**What is expected:**
Reproduce every line of the listing as written, apart from the pictures.

**Material:**
============================================================
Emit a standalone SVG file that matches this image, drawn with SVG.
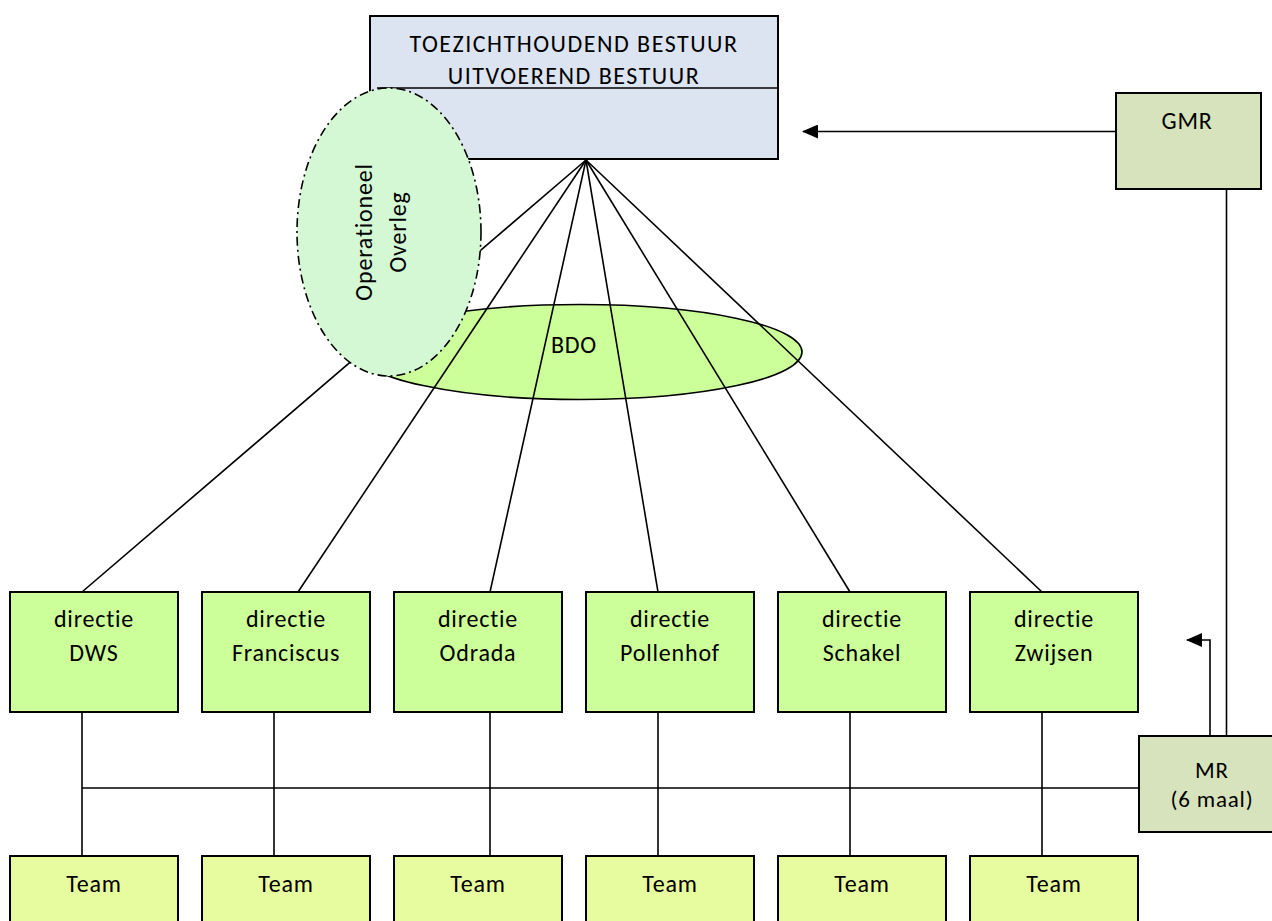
<svg xmlns="http://www.w3.org/2000/svg" width="1272" height="921" viewBox="0 0 1272 921">
<defs>
<style>
text{font-family:Carlito,Lato,"Liberation Sans",sans-serif;font-size:24px;letter-spacing:0.8px;font-variant-ligatures:none;fill:#000;text-anchor:middle}
.title{letter-spacing:1.5px}
.small{font-size:23px}
.box{stroke:#000;stroke-width:2}
.dir{fill:#ccff99}
.team{fill:#e6fc9f}
.mr{fill:#d6e3bc}
.conn{stroke:#000;stroke-width:1.6;fill:none}
</style>
<marker id="arr" viewBox="0 0 16 14" refX="15" refY="7" markerWidth="16" markerHeight="14" markerUnits="userSpaceOnUse" orient="auto">
<path d="M0,0 L16,7 L0,14 z" fill="#000"/>
</marker>
</defs>
<rect width="1272" height="921" fill="#fff"/>

<g id="bestuur">
<rect class="box" x="370" y="16" width="408" height="143" fill="#dbe4f0"/>
<line x1="377" y1="88" x2="778" y2="88" stroke="#000" stroke-width="1.6"/>
<text class="title" x="574" y="52">TOEZICHTHOUDEND BESTUUR</text>
<text class="title" x="574" y="84">UITVOEREND BESTUUR</text>
</g>

<g id="bdo">
<ellipse cx="580" cy="352" rx="222" ry="47.5" fill="#ccff99" stroke="#000" stroke-width="1.6"/>
<text x="574" y="353">BDO</text>
</g>

<g id="connectors">
<line class="conn" x1="586" y1="160" x2="82" y2="592"/>
<line class="conn" x1="586" y1="160" x2="298" y2="592"/>
<line class="conn" x1="586" y1="160" x2="490" y2="592"/>
<line class="conn" x1="586" y1="160" x2="658" y2="592"/>
<line class="conn" x1="586" y1="160" x2="850" y2="592"/>
<line class="conn" x1="586" y1="160" x2="1042" y2="592"/>
<line class="conn" x1="82" y1="712" x2="82" y2="856"/>
<line class="conn" x1="274" y1="712" x2="274" y2="856"/>
<line class="conn" x1="490" y1="712" x2="490" y2="856"/>
<line class="conn" x1="658" y1="712" x2="658" y2="856"/>
<line class="conn" x1="850" y1="712" x2="850" y2="856"/>
<line class="conn" x1="1042" y1="712" x2="1042" y2="856"/>
<line class="conn" x1="82" y1="788" x2="1139" y2="788"/>
<line class="conn" x1="1115" y1="131.5" x2="803" y2="131.5" marker-end="url(#arr)"/>
<line class="conn" x1="1226.5" y1="190" x2="1226.5" y2="736"/>
<polyline class="conn" points="1210,736 1210,640 1187,640" marker-end="url(#arr)"/>
</g>

<g id="operationeel">
<ellipse cx="389" cy="232" rx="92" ry="144" fill="#d4f8d4" stroke="#000" stroke-width="1.6" stroke-dasharray="9,4,2,4"/>
<text transform="translate(372,232) rotate(-90)">Operationeel</text>
<text transform="translate(406,232) rotate(-90)">Overleg</text>
</g>

<g id="gmr">
<rect class="box mr" x="1116" y="93" width="145" height="96"/>
<text x="1187" y="129">GMR</text>
</g>

<g id="mr">
<rect class="box mr" x="1139" y="736" width="140" height="96"/>
<text class="small" x="1212" y="778">MR</text>
<text class="small" x="1212" y="807">(6 maal)</text>
</g>

<g id="dir-dws">
<rect class="box dir" x="10" y="592" width="168" height="120"/>
<text x="94" y="627">directie</text><text x="94" y="661">DWS</text>
</g>
<g id="dir-franciscus">
<rect class="box dir" x="202" y="592" width="168" height="120"/>
<text x="286" y="627">directie</text><text x="286" y="661">Franciscus</text>
</g>
<g id="dir-odrada">
<rect class="box dir" x="394" y="592" width="168" height="120"/>
<text x="478" y="627">directie</text><text x="478" y="661">Odrada</text>
</g>
<g id="dir-pollenhof">
<rect class="box dir" x="586" y="592" width="168" height="120"/>
<text x="670" y="627">directie</text><text x="670" y="661">Pollenhof</text>
</g>
<g id="dir-schakel">
<rect class="box dir" x="778" y="592" width="168" height="120"/>
<text x="862" y="627">directie</text><text x="862" y="661">Schakel</text>
</g>
<g id="dir-zwijsen">
<rect class="box dir" x="970" y="592" width="168" height="120"/>
<text x="1054" y="627">directie</text><text x="1054" y="661">Zwijsen</text>
</g>

<g id="team-dws"><rect class="box team" x="10" y="856" width="168" height="80"/><text x="94" y="892">Team</text></g>
<g id="team-franciscus"><rect class="box team" x="202" y="856" width="168" height="80"/><text x="286" y="892">Team</text></g>
<g id="team-odrada"><rect class="box team" x="394" y="856" width="168" height="80"/><text x="478" y="892">Team</text></g>
<g id="team-pollenhof"><rect class="box team" x="586" y="856" width="168" height="80"/><text x="670" y="892">Team</text></g>
<g id="team-schakel"><rect class="box team" x="778" y="856" width="168" height="80"/><text x="862" y="892">Team</text></g>
<g id="team-zwijsen"><rect class="box team" x="970" y="856" width="168" height="80"/><text x="1054" y="892">Team</text></g>
</svg>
============================================================
**Exercise output:**
Emit a standalone SVG file that matches this image, drawn with SVG.
<svg xmlns="http://www.w3.org/2000/svg" width="1272" height="921" viewBox="0 0 1272 921">
<defs>
<style>
text{font-family:Carlito,Lato,"Liberation Sans",sans-serif;font-size:24px;letter-spacing:0.8px;font-variant-ligatures:none;fill:#000;text-anchor:middle}
.title{letter-spacing:1.5px}
.small{font-size:23px}
.box{stroke:#000;stroke-width:2}
.dir{fill:#ccff99}
.team{fill:#e6fc9f}
.mr{fill:#d6e3bc}
.conn{stroke:#000;stroke-width:1.6;fill:none}
</style>
<marker id="arr" viewBox="0 0 16 14" refX="15" refY="7" markerWidth="16" markerHeight="14" markerUnits="userSpaceOnUse" orient="auto">
<path d="M0,0 L16,7 L0,14 z" fill="#000"/>
</marker>
</defs>
<rect width="1272" height="921" fill="#fff"/>

<g id="bestuur">
<rect class="box" x="370" y="16" width="408" height="143" fill="#dbe4f0"/>
<line x1="377" y1="88" x2="778" y2="88" stroke="#000" stroke-width="1.6"/>
<text class="title" x="574" y="52">TOEZICHTHOUDEND BESTUUR</text>
<text class="title" x="574" y="84">UITVOEREND BESTUUR</text>
</g>

<g id="bdo">
<ellipse cx="580" cy="352" rx="222" ry="47.5" fill="#ccff99" stroke="#000" stroke-width="1.6"/>
<text x="574" y="353">BDO</text>
</g>

<g id="connectors">
<line class="conn" x1="586" y1="160" x2="82" y2="592"/>
<line class="conn" x1="586" y1="160" x2="298" y2="592"/>
<line class="conn" x1="586" y1="160" x2="490" y2="592"/>
<line class="conn" x1="586" y1="160" x2="658" y2="592"/>
<line class="conn" x1="586" y1="160" x2="850" y2="592"/>
<line class="conn" x1="586" y1="160" x2="1042" y2="592"/>
<line class="conn" x1="82" y1="712" x2="82" y2="856"/>
<line class="conn" x1="274" y1="712" x2="274" y2="856"/>
<line class="conn" x1="490" y1="712" x2="490" y2="856"/>
<line class="conn" x1="658" y1="712" x2="658" y2="856"/>
<line class="conn" x1="850" y1="712" x2="850" y2="856"/>
<line class="conn" x1="1042" y1="712" x2="1042" y2="856"/>
<line class="conn" x1="82" y1="788" x2="1139" y2="788"/>
<line class="conn" x1="1115" y1="131.5" x2="803" y2="131.5" marker-end="url(#arr)"/>
<line class="conn" x1="1226.5" y1="190" x2="1226.5" y2="736"/>
<polyline class="conn" points="1210,736 1210,640 1187,640" marker-end="url(#arr)"/>
</g>

<g id="operationeel">
<ellipse cx="389" cy="232" rx="92" ry="144" fill="#d4f8d4" stroke="#000" stroke-width="1.6" stroke-dasharray="9,4,2,4"/>
<text transform="translate(372,232) rotate(-90)">Operationeel</text>
<text transform="translate(406,232) rotate(-90)">Overleg</text>
</g>

<g id="gmr">
<rect class="box mr" x="1116" y="93" width="145" height="96"/>
<text x="1187" y="129">GMR</text>
</g>

<g id="mr">
<rect class="box mr" x="1139" y="736" width="140" height="96"/>
<text class="small" x="1212" y="778">MR</text>
<text class="small" x="1212" y="807">(6 maal)</text>
</g>

<g id="dir-dws">
<rect class="box dir" x="10" y="592" width="168" height="120"/>
<text x="94" y="627">directie</text><text x="94" y="661">DWS</text>
</g>
<g id="dir-franciscus">
<rect class="box dir" x="202" y="592" width="168" height="120"/>
<text x="286" y="627">directie</text><text x="286" y="661">Franciscus</text>
</g>
<g id="dir-odrada">
<rect class="box dir" x="394" y="592" width="168" height="120"/>
<text x="478" y="627">directie</text><text x="478" y="661">Odrada</text>
</g>
<g id="dir-pollenhof">
<rect class="box dir" x="586" y="592" width="168" height="120"/>
<text x="670" y="627">directie</text><text x="670" y="661">Pollenhof</text>
</g>
<g id="dir-schakel">
<rect class="box dir" x="778" y="592" width="168" height="120"/>
<text x="862" y="627">directie</text><text x="862" y="661">Schakel</text>
</g>
<g id="dir-zwijsen">
<rect class="box dir" x="970" y="592" width="168" height="120"/>
<text x="1054" y="627">directie</text><text x="1054" y="661">Zwijsen</text>
</g>

<g id="team-dws"><rect class="box team" x="10" y="856" width="168" height="80"/><text x="94" y="892">Team</text></g>
<g id="team-franciscus"><rect class="box team" x="202" y="856" width="168" height="80"/><text x="286" y="892">Team</text></g>
<g id="team-odrada"><rect class="box team" x="394" y="856" width="168" height="80"/><text x="478" y="892">Team</text></g>
<g id="team-pollenhof"><rect class="box team" x="586" y="856" width="168" height="80"/><text x="670" y="892">Team</text></g>
<g id="team-schakel"><rect class="box team" x="778" y="856" width="168" height="80"/><text x="862" y="892">Team</text></g>
<g id="team-zwijsen"><rect class="box team" x="970" y="856" width="168" height="80"/><text x="1054" y="892">Team</text></g>
</svg>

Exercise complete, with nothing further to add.